[BEGIN]
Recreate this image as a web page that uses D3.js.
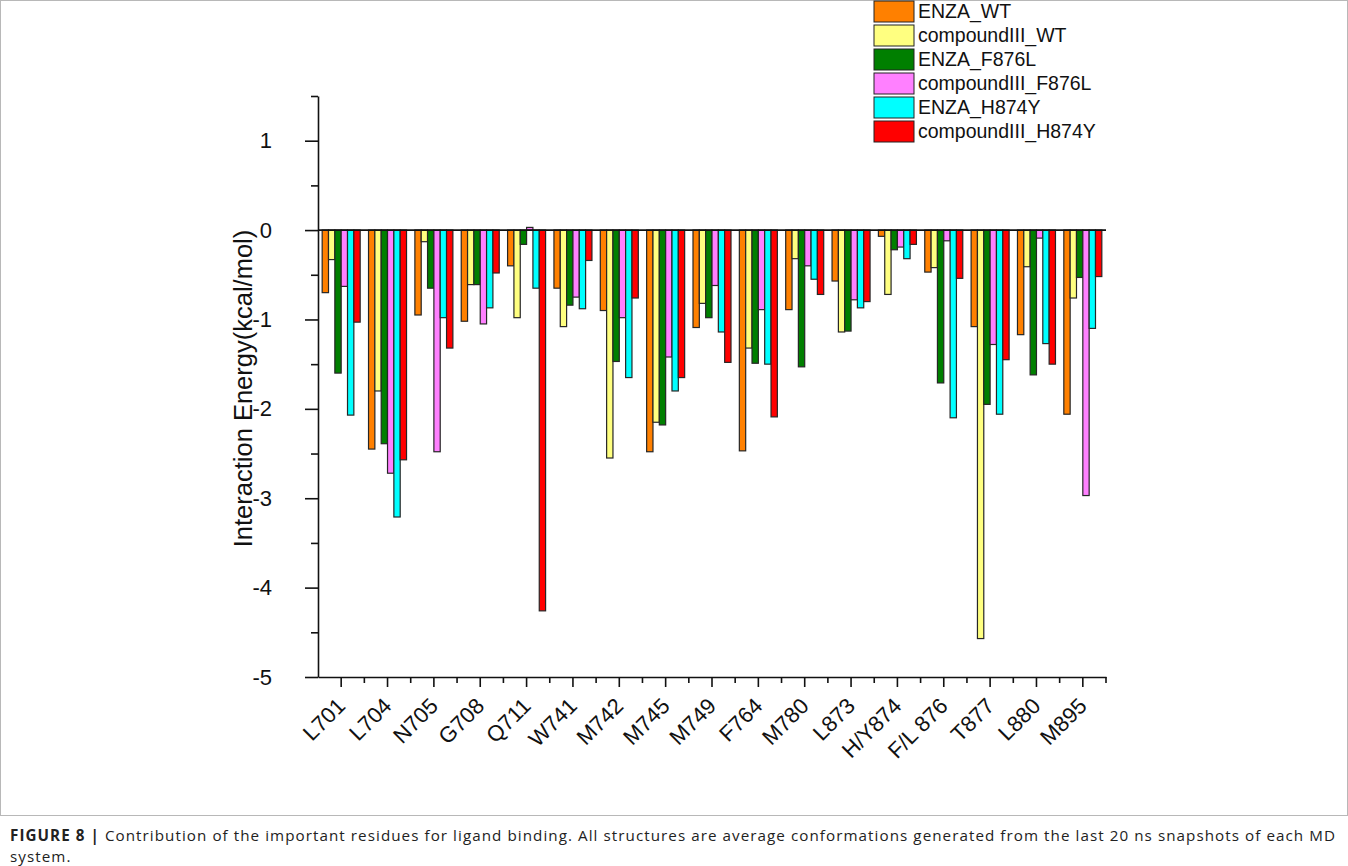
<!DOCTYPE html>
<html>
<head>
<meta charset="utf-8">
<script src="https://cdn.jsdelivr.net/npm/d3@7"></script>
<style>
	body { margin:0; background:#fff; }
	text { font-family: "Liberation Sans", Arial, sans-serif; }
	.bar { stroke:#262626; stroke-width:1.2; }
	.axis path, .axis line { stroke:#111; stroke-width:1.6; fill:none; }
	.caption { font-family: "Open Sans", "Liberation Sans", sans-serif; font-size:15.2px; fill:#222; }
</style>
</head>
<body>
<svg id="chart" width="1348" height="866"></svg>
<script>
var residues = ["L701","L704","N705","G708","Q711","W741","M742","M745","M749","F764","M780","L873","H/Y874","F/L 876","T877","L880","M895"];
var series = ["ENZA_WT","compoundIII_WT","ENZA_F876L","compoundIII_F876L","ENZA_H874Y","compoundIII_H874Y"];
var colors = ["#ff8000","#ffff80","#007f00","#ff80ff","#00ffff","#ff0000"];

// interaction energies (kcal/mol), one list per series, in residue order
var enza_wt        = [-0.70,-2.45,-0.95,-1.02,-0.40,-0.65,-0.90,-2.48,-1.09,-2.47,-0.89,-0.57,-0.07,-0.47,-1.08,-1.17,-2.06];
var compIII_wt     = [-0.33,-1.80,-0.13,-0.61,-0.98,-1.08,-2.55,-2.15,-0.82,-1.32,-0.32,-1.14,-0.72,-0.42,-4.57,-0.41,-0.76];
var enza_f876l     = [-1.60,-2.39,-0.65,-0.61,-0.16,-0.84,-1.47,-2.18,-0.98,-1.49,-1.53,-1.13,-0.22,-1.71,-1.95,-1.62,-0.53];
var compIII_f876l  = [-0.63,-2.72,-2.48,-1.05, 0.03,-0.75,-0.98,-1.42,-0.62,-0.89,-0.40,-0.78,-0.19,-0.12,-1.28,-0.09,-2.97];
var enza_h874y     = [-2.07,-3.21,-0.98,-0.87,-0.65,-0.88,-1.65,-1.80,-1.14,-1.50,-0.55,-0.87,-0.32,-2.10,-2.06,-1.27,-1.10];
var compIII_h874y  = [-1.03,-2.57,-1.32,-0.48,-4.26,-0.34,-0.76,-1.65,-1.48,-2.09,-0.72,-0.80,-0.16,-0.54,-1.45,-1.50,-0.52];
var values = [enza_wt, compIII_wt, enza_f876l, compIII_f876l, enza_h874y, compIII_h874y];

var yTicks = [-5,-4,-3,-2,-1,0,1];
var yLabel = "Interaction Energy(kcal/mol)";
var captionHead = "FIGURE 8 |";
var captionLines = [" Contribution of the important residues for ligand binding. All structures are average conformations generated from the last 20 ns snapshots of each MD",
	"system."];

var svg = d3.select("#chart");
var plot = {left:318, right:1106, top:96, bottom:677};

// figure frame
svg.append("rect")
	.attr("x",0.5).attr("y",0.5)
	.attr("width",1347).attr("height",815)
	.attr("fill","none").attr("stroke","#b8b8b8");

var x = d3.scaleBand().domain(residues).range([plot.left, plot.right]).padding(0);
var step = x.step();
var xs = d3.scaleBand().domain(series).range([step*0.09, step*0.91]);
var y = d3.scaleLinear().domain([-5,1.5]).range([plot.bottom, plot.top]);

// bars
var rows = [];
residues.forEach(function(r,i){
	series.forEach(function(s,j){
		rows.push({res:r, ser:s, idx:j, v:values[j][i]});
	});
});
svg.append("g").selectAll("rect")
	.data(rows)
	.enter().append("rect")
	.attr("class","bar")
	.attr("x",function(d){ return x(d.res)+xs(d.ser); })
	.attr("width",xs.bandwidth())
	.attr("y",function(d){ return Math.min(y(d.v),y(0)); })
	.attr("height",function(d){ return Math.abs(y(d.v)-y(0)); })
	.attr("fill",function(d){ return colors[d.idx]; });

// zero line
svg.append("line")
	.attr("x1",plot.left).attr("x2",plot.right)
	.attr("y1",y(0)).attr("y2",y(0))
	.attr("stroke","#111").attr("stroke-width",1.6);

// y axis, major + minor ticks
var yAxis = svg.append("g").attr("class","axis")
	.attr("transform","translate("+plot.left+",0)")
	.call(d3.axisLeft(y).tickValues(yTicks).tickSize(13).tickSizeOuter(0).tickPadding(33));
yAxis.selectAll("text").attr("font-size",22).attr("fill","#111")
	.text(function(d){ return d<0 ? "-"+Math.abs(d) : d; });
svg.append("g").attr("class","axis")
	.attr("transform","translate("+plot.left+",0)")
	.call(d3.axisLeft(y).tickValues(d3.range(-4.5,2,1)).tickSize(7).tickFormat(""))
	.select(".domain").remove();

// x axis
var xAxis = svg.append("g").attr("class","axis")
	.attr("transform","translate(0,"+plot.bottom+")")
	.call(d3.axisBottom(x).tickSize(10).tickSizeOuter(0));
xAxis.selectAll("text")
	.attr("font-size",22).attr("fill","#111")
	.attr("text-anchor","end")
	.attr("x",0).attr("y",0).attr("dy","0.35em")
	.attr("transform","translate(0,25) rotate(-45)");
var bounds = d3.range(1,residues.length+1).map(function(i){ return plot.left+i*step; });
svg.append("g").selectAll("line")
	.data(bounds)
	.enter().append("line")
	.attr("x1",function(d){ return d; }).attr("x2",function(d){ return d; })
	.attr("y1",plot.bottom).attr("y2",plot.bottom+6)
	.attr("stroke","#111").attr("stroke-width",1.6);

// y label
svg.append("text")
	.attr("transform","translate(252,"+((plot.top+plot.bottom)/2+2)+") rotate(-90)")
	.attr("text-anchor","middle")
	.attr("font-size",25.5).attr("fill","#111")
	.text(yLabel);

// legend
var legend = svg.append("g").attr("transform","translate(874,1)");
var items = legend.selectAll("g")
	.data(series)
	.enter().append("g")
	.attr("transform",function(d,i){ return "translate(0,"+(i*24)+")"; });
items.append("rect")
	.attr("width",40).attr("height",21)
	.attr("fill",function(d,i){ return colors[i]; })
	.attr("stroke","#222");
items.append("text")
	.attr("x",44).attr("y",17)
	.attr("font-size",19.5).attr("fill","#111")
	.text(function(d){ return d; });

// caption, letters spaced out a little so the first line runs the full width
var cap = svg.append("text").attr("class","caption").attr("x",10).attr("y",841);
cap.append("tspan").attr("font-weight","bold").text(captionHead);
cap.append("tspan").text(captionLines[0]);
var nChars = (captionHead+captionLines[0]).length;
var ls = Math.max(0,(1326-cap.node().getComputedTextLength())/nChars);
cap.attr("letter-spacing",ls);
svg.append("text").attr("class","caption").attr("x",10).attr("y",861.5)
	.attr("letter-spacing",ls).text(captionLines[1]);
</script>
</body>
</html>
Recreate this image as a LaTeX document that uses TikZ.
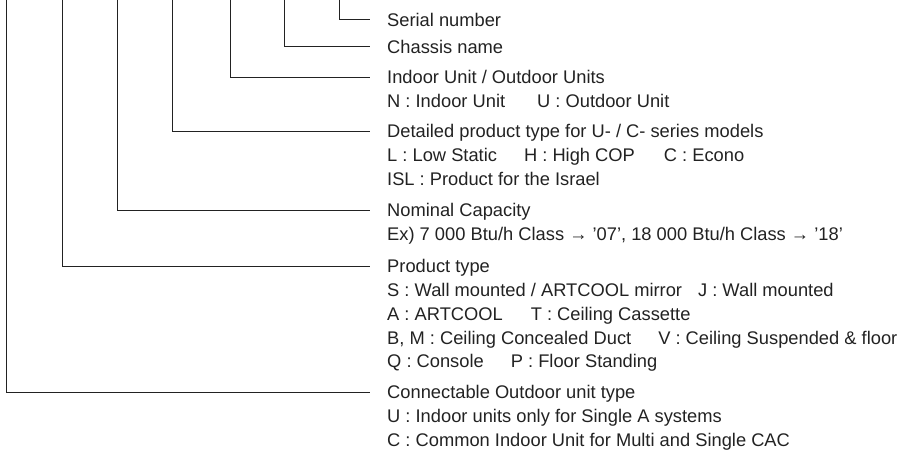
[END]
** Direction **
Each line of the data is to be duplicated exactly; pictures stay out of the copy.

** Task response **
Recreate this image as a web page that uses D3.js.
<!DOCTYPE html>
<html>
<head>
<meta charset="utf-8">
<script src="https://cdn.jsdelivr.net/npm/d3@7"></script>
<style>
	body { margin:0; background:#fff; }
	text { font-family: "Liberation Sans", Arial, sans-serif; }
	.bar { stroke:#262626; stroke-width:1.2; }
	.axis path, .axis line { stroke:#111; stroke-width:1.6; fill:none; }
	.caption { font-family: "Open Sans", "Liberation Sans", sans-serif; font-size:15.2px; fill:#222; }
</style>
</head>
<body>
<svg id="chart" width="1348" height="866"></svg>
<script>
var residues = ["L701","L704","N705","G708","Q711","W741","M742","M745","M749","F764","M780","L873","H/Y874","F/L 876","T877","L880","M895"];
var series = ["ENZA_WT","compoundIII_WT","ENZA_F876L","compoundIII_F876L","ENZA_H874Y","compoundIII_H874Y"];
var colors = ["#ff8000","#ffff80","#007f00","#ff80ff","#00ffff","#ff0000"];

// interaction energies (kcal/mol), one list per series, in residue order
var enza_wt        = [-0.70,-2.45,-0.95,-1.02,-0.40,-0.65,-0.90,-2.48,-1.09,-2.47,-0.89,-0.57,-0.07,-0.47,-1.08,-1.17,-2.06];
var compIII_wt     = [-0.33,-1.80,-0.13,-0.61,-0.98,-1.08,-2.55,-2.15,-0.82,-1.32,-0.32,-1.14,-0.72,-0.42,-4.57,-0.41,-0.76];
var enza_f876l     = [-1.60,-2.39,-0.65,-0.61,-0.16,-0.84,-1.47,-2.18,-0.98,-1.49,-1.53,-1.13,-0.22,-1.71,-1.95,-1.62,-0.53];
var compIII_f876l  = [-0.63,-2.72,-2.48,-1.05, 0.03,-0.75,-0.98,-1.42,-0.62,-0.89,-0.40,-0.78,-0.19,-0.12,-1.28,-0.09,-2.97];
var enza_h874y     = [-2.07,-3.21,-0.98,-0.87,-0.65,-0.88,-1.65,-1.80,-1.14,-1.50,-0.55,-0.87,-0.32,-2.10,-2.06,-1.27,-1.10];
var compIII_h874y  = [-1.03,-2.57,-1.32,-0.48,-4.26,-0.34,-0.76,-1.65,-1.48,-2.09,-0.72,-0.80,-0.16,-0.54,-1.45,-1.50,-0.52];
var values = [enza_wt, compIII_wt, enza_f876l, compIII_f876l, enza_h874y, compIII_h874y];

var yTicks = [-5,-4,-3,-2,-1,0,1];
var yLabel = "Interaction Energy(kcal/mol)";
var captionHead = "FIGURE 8 |";
var captionLines = [" Contribution of the important residues for ligand binding. All structures are average conformations generated from the last 20 ns snapshots of each MD",
	"system."];

var svg = d3.select("#chart");
var plot = {left:318, right:1106, top:96, bottom:677};

// figure frame
svg.append("rect")
	.attr("x",0.5).attr("y",0.5)
	.attr("width",1347).attr("height",815)
	.attr("fill","none").attr("stroke","#b8b8b8");

var x = d3.scaleBand().domain(residues).range([plot.left, plot.right]).padding(0);
var step = x.step();
var xs = d3.scaleBand().domain(series).range([step*0.09, step*0.91]);
var y = d3.scaleLinear().domain([-5,1.5]).range([plot.bottom, plot.top]);

// bars
var rows = [];
residues.forEach(function(r,i){
	series.forEach(function(s,j){
		rows.push({res:r, ser:s, idx:j, v:values[j][i]});
	});
});
svg.append("g").selectAll("rect")
	.data(rows)
	.enter().append("rect")
	.attr("class","bar")
	.attr("x",function(d){ return x(d.res)+xs(d.ser); })
	.attr("width",xs.bandwidth())
	.attr("y",function(d){ return Math.min(y(d.v),y(0)); })
	.attr("height",function(d){ return Math.abs(y(d.v)-y(0)); })
	.attr("fill",function(d){ return colors[d.idx]; });

// zero line
svg.append("line")
	.attr("x1",plot.left).attr("x2",plot.right)
	.attr("y1",y(0)).attr("y2",y(0))
	.attr("stroke","#111").attr("stroke-width",1.6);

// y axis, major + minor ticks
var yAxis = svg.append("g").attr("class","axis")
	.attr("transform","translate("+plot.left+",0)")
	.call(d3.axisLeft(y).tickValues(yTicks).tickSize(13).tickSizeOuter(0).tickPadding(33));
yAxis.selectAll("text").attr("font-size",22).attr("fill","#111")
	.text(function(d){ return d<0 ? "-"+Math.abs(d) : d; });
svg.append("g").attr("class","axis")
	.attr("transform","translate("+plot.left+",0)")
	.call(d3.axisLeft(y).tickValues(d3.range(-4.5,2,1)).tickSize(7).tickFormat(""))
	.select(".domain").remove();

// x axis
var xAxis = svg.append("g").attr("class","axis")
	.attr("transform","translate(0,"+plot.bottom+")")
	.call(d3.axisBottom(x).tickSize(10).tickSizeOuter(0));
xAxis.selectAll("text")
	.attr("font-size",22).attr("fill","#111")
	.attr("text-anchor","end")
	.attr("x",0).attr("y",0).attr("dy","0.35em")
	.attr("transform","translate(0,25) rotate(-45)");
var bounds = d3.range(1,residues.length+1).map(function(i){ return plot.left+i*step; });
svg.append("g").selectAll("line")
	.data(bounds)
	.enter().append("line")
	.attr("x1",function(d){ return d; }).attr("x2",function(d){ return d; })
	.attr("y1",plot.bottom).attr("y2",plot.bottom+6)
	.attr("stroke","#111").attr("stroke-width",1.6);

// y label
svg.append("text")
	.attr("transform","translate(252,"+((plot.top+plot.bottom)/2+2)+") rotate(-90)")
	.attr("text-anchor","middle")
	.attr("font-size",25.5).attr("fill","#111")
	.text(yLabel);

// legend
var legend = svg.append("g").attr("transform","translate(874,1)");
var items = legend.selectAll("g")
	.data(series)
	.enter().append("g")
	.attr("transform",function(d,i){ return "translate(0,"+(i*24)+")"; });
items.append("rect")
	.attr("width",40).attr("height",21)
	.attr("fill",function(d,i){ return colors[i]; })
	.attr("stroke","#222");
items.append("text")
	.attr("x",44).attr("y",17)
	.attr("font-size",19.5).attr("fill","#111")
	.text(function(d){ return d; });

// caption, letters spaced out a little so the first line runs the full width
var cap = svg.append("text").attr("class","caption").attr("x",10).attr("y",841);
cap.append("tspan").attr("font-weight","bold").text(captionHead);
cap.append("tspan").text(captionLines[0]);
var nChars = (captionHead+captionLines[0]).length;
var ls = Math.max(0,(1326-cap.node().getComputedTextLength())/nChars);
cap.attr("letter-spacing",ls);
svg.append("text").attr("class","caption").attr("x",10).attr("y",861.5)
	.attr("letter-spacing",ls).text(captionLines[1]);
</script>
</body>
</html>
Recreate this image as a LaTeX document that uses TikZ.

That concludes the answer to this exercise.